DATASET SECTION >>
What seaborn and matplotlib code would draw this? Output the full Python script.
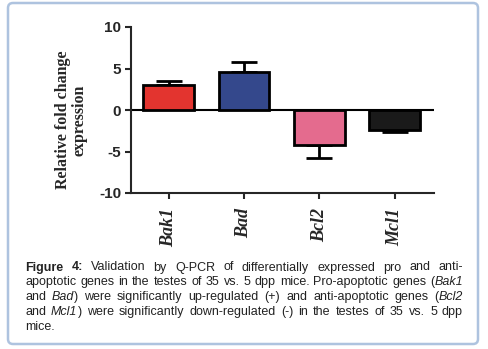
import matplotlib
matplotlib.use("Agg")
import matplotlib.pyplot as plt
import seaborn as sns
from matplotlib.patches import FancyBboxPatch
from matplotlib.transforms import IdentityTransform

# Valeurs
genes = ["Bak1", "Bad", "Bcl2", "Mcl1"]
fold_change = [3.0, 4.6, -4.25, -2.4]
sem = [0.55, 1.15, 1.55, 0.3]
bar_colors = ["#e3342f", "#34488c", "#e46b8e", "#1a1a1a"]
yticks = [-10, -5, 0, 5, 10]

# _texte_ = italique, ** devant le mot = gras
caption_lines = [
    "**Figure **4: Validation by Q-PCR of differentially expressed pro and anti-",
    "apoptotic genes in the testes of 35 vs. 5 dpp mice. Pro-apoptotic genes (_Bak1_",
    "and _Bad_) were significantly up-regulated (+) and anti-apoptotic genes (_Bcl2_",
    "and _Mcl1_) were significantly down-regulated (-) in the testes of 35 vs. 5 dpp",
    "mice.",
]

sns.set_style("ticks")
plt.rcParams["font.family"] = ["Liberation Sans", "DejaVu Sans"]
plt.rcParams["axes.unicode_minus"] = False

W, H = 488, 349
fig = plt.figure(figsize=(W / 100, H / 100), dpi=100)
fig.patch.set_facecolor("white")

# Cadre arrondi autour de la figure
frame = FancyBboxPatch((8, 5), 470, 341, boxstyle="round,pad=0,rounding_size=5",
                       transform=IdentityTransform(), fill=False,
                       edgecolor="#aec3df", linewidth=1.8)
fig.add_artist(frame)

ax = fig.add_axes([131 / W, 1 - 193 / H, (434 - 131) / W, (193 - 27) / H])
ax.axhline(0, color="black", linewidth=1.5, zorder=1)
sns.barplot(x=genes, y=fold_change, hue=genes, palette=bar_colors, legend=False,
            saturation=1, width=0.675, edgecolor="black", linewidth=2,
            errorbar=None, ax=ax, zorder=2)

# Barres d'erreur unilatérales (vers le haut si positif, vers le bas si négatif)
lower = [e if v < 0 else 0 for v, e in zip(fold_change, sem)]
upper = [e if v > 0 else 0 for v, e in zip(fold_change, sem)]
ax.errorbar(range(len(genes)), fold_change, yerr=[lower, upper], fmt="none",
            ecolor="black", elinewidth=2, capsize=9.5, capthick=2, zorder=1.5)

ax.set_ylim(-10, 10)
ax.set_xlim(-0.5, 3.52)
ax.set_yticks(yticks)
sns.despine(ax=ax)
for s in ["left", "bottom"]:
    ax.spines[s].set_linewidth(1.5)
ax.tick_params(axis="y", length=4, width=1.5, pad=3)
ax.tick_params(axis="x", length=4, width=1.5, pad=7)
for lab in ax.get_yticklabels():
    lab.set_fontweight("bold")
    lab.set_fontsize(11)
ax.set_xticks(range(len(genes)))
ax.set_xticklabels(genes, rotation=90, family="Liberation Serif", style="italic",
                   fontweight="bold", fontsize=13)

ax.set_ylabel("Relative fold change\nexpression", family="Liberation Serif",
              fontweight="bold", fontsize=11.5, linespacing=1.0, va="center")
ax.yaxis.set_label_coords((71 - 131) / 303, (193 - 120) / 166)

# Légende justifiée sous le graphique
renderer = fig.canvas.get_renderer()
left, right = 25, 463
baselines = [270.5, 285.3, 300.1, 315.0, 329.8]
for i, line in enumerate(caption_lines):
    words = []
    for w in line.split(" "):
        weight = "normal"
        if w.startswith("**"):
            w = w.replace("**", "")
            weight = "bold"
        parts = []
        for k, seg in enumerate(w.split("_")):
            if not seg:
                continue
            t = fig.text(0, H - baselines[i], seg, transform=IdentityTransform(),
                         fontsize=9.0, fontweight=weight,
                         fontstyle="italic" if k % 2 else "normal",
                         va="baseline", ha="left", color="#222222")
            parts.append((t, t.get_window_extent(renderer).width))
        words.append(parts)
    widths = [sum(p[1] for p in parts) for parts in words]
    if i < len(caption_lines) - 1 and len(words) > 1:
        gap = (right - left - sum(widths)) / (len(words) - 1)
    else:
        gap = 2.6
    x = left
    for parts, wd in zip(words, widths):
        xx = x
        for t, pw in parts:
            t.set_x(xx)
            xx += pw
        x += wd + gap

plt.savefig("out.png", dpi=100)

EXERCISE DESCRIPTION >>
Strip out the pictures and quote the remaining data word for word.

OUTPUT BELOW >>
What seaborn and matplotlib code would draw this? Output the full Python script.
import matplotlib
matplotlib.use("Agg")
import matplotlib.pyplot as plt
import seaborn as sns
from matplotlib.patches import FancyBboxPatch
from matplotlib.transforms import IdentityTransform

# Valeurs
genes = ["Bak1", "Bad", "Bcl2", "Mcl1"]
fold_change = [3.0, 4.6, -4.25, -2.4]
sem = [0.55, 1.15, 1.55, 0.3]
bar_colors = ["#e3342f", "#34488c", "#e46b8e", "#1a1a1a"]
yticks = [-10, -5, 0, 5, 10]

# _texte_ = italique, ** devant le mot = gras
caption_lines = [
    "**Figure **4: Validation by Q-PCR of differentially expressed pro and anti-",
    "apoptotic genes in the testes of 35 vs. 5 dpp mice. Pro-apoptotic genes (_Bak1_",
    "and _Bad_) were significantly up-regulated (+) and anti-apoptotic genes (_Bcl2_",
    "and _Mcl1_) were significantly down-regulated (-) in the testes of 35 vs. 5 dpp",
    "mice.",
]

sns.set_style("ticks")
plt.rcParams["font.family"] = ["Liberation Sans", "DejaVu Sans"]
plt.rcParams["axes.unicode_minus"] = False

W, H = 488, 349
fig = plt.figure(figsize=(W / 100, H / 100), dpi=100)
fig.patch.set_facecolor("white")

# Cadre arrondi autour de la figure
frame = FancyBboxPatch((8, 5), 470, 341, boxstyle="round,pad=0,rounding_size=5",
                       transform=IdentityTransform(), fill=False,
                       edgecolor="#aec3df", linewidth=1.8)
fig.add_artist(frame)

ax = fig.add_axes([131 / W, 1 - 193 / H, (434 - 131) / W, (193 - 27) / H])
ax.axhline(0, color="black", linewidth=1.5, zorder=1)
sns.barplot(x=genes, y=fold_change, hue=genes, palette=bar_colors, legend=False,
            saturation=1, width=0.675, edgecolor="black", linewidth=2,
            errorbar=None, ax=ax, zorder=2)

# Barres d'erreur unilatérales (vers le haut si positif, vers le bas si négatif)
lower = [e if v < 0 else 0 for v, e in zip(fold_change, sem)]
upper = [e if v > 0 else 0 for v, e in zip(fold_change, sem)]
ax.errorbar(range(len(genes)), fold_change, yerr=[lower, upper], fmt="none",
            ecolor="black", elinewidth=2, capsize=9.5, capthick=2, zorder=1.5)

ax.set_ylim(-10, 10)
ax.set_xlim(-0.5, 3.52)
ax.set_yticks(yticks)
sns.despine(ax=ax)
for s in ["left", "bottom"]:
    ax.spines[s].set_linewidth(1.5)
ax.tick_params(axis="y", length=4, width=1.5, pad=3)
ax.tick_params(axis="x", length=4, width=1.5, pad=7)
for lab in ax.get_yticklabels():
    lab.set_fontweight("bold")
    lab.set_fontsize(11)
ax.set_xticks(range(len(genes)))
ax.set_xticklabels(genes, rotation=90, family="Liberation Serif", style="italic",
                   fontweight="bold", fontsize=13)

ax.set_ylabel("Relative fold change\nexpression", family="Liberation Serif",
              fontweight="bold", fontsize=11.5, linespacing=1.0, va="center")
ax.yaxis.set_label_coords((71 - 131) / 303, (193 - 120) / 166)

# Légende justifiée sous le graphique
renderer = fig.canvas.get_renderer()
left, right = 25, 463
baselines = [270.5, 285.3, 300.1, 315.0, 329.8]
for i, line in enumerate(caption_lines):
    words = []
    for w in line.split(" "):
        weight = "normal"
        if w.startswith("**"):
            w = w.replace("**", "")
            weight = "bold"
        parts = []
        for k, seg in enumerate(w.split("_")):
            if not seg:
                continue
            t = fig.text(0, H - baselines[i], seg, transform=IdentityTransform(),
                         fontsize=9.0, fontweight=weight,
                         fontstyle="italic" if k % 2 else "normal",
                         va="baseline", ha="left", color="#222222")
            parts.append((t, t.get_window_extent(renderer).width))
        words.append(parts)
    widths = [sum(p[1] for p in parts) for parts in words]
    if i < len(caption_lines) - 1 and len(words) > 1:
        gap = (right - left - sum(widths)) / (len(words) - 1)
    else:
        gap = 2.6
    x = left
    for parts, wd in zip(words, widths):
        xx = x
        for t, pw in parts:
            t.set_x(xx)
            xx += pw
        x += wd + gap

plt.savefig("out.png", dpi=100)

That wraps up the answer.